Bruh Rabbit and the Tar Baby Girl
- Author: Virginia Hamilton
- Illustrator: James Ransome
- Language: English
- Subject: Children's literature, picture book, folklore
- Published: 2003 (Blue Sky Press)
- Publication place: United States
- Media type: Print (hardback, paperback)
- Pages: 32 (unpaginated)
- ISBN: 9780590473767
- OCLC: 50859107

= Bruh Rabbit and the Tar Baby Girl =

Book by Virginia Hamilton

Bruh Rabbit and the Tar Baby Girl is a 2003 picture book by Virginia Hamilton and illustrated by James Ransome. It is a retelling by Hamilton, in the Gullah dialect, of the classic story of Bruh Rabbit outwitting Bruh Wolf.

==Reception==
Booklist, in a review of Bruh Rabbit and the Tar Baby Girl, wrote "In this version of the beloved Tar Baby trickster story, she drew on Gullah folklore from the Sea Islands of South Carolina.

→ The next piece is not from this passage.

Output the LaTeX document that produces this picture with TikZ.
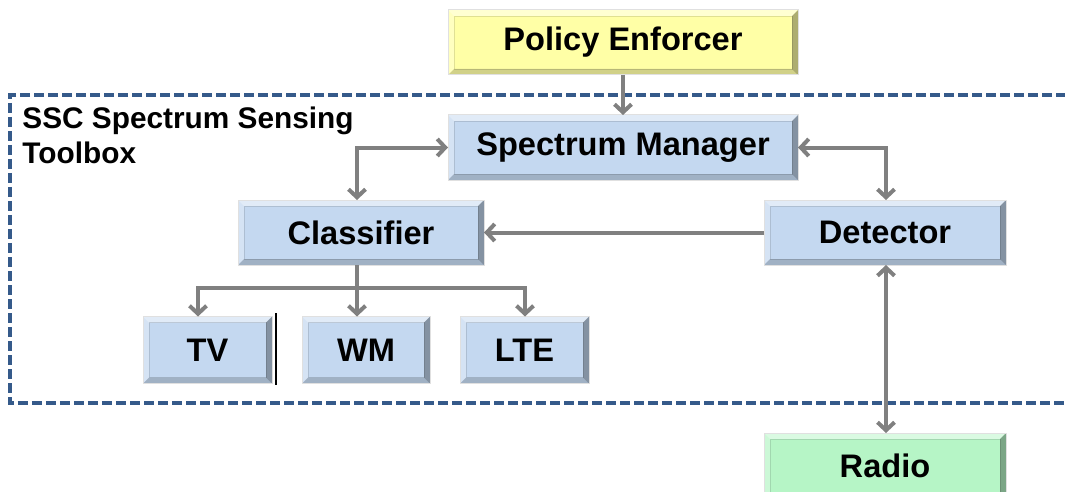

Her rhythmic, immediate version is well matched by Ransome's paintings, both cozy and exciting, which extend the fun with beautiful farmland scenes at dayclean (dawn) and daylean (evening) picturing the wily rabbit thief in human clothes repeatedly outwitting the wolf." and the School Library Journal described it as "meticulously paced, lyrical, hilarious, and a joy to read aloud" with "lush watercolors [that] suit the story perfectly".

Bruh Rabbit and the Tar Baby Girl has also been reviewed by The Horn Book Magazine, Kirkus Reviews, and Publishers Weekly, and the Florida Media Quarterly.

It is a 2004 ALA Notable Book for children, and a 2004 CCBC Choices book.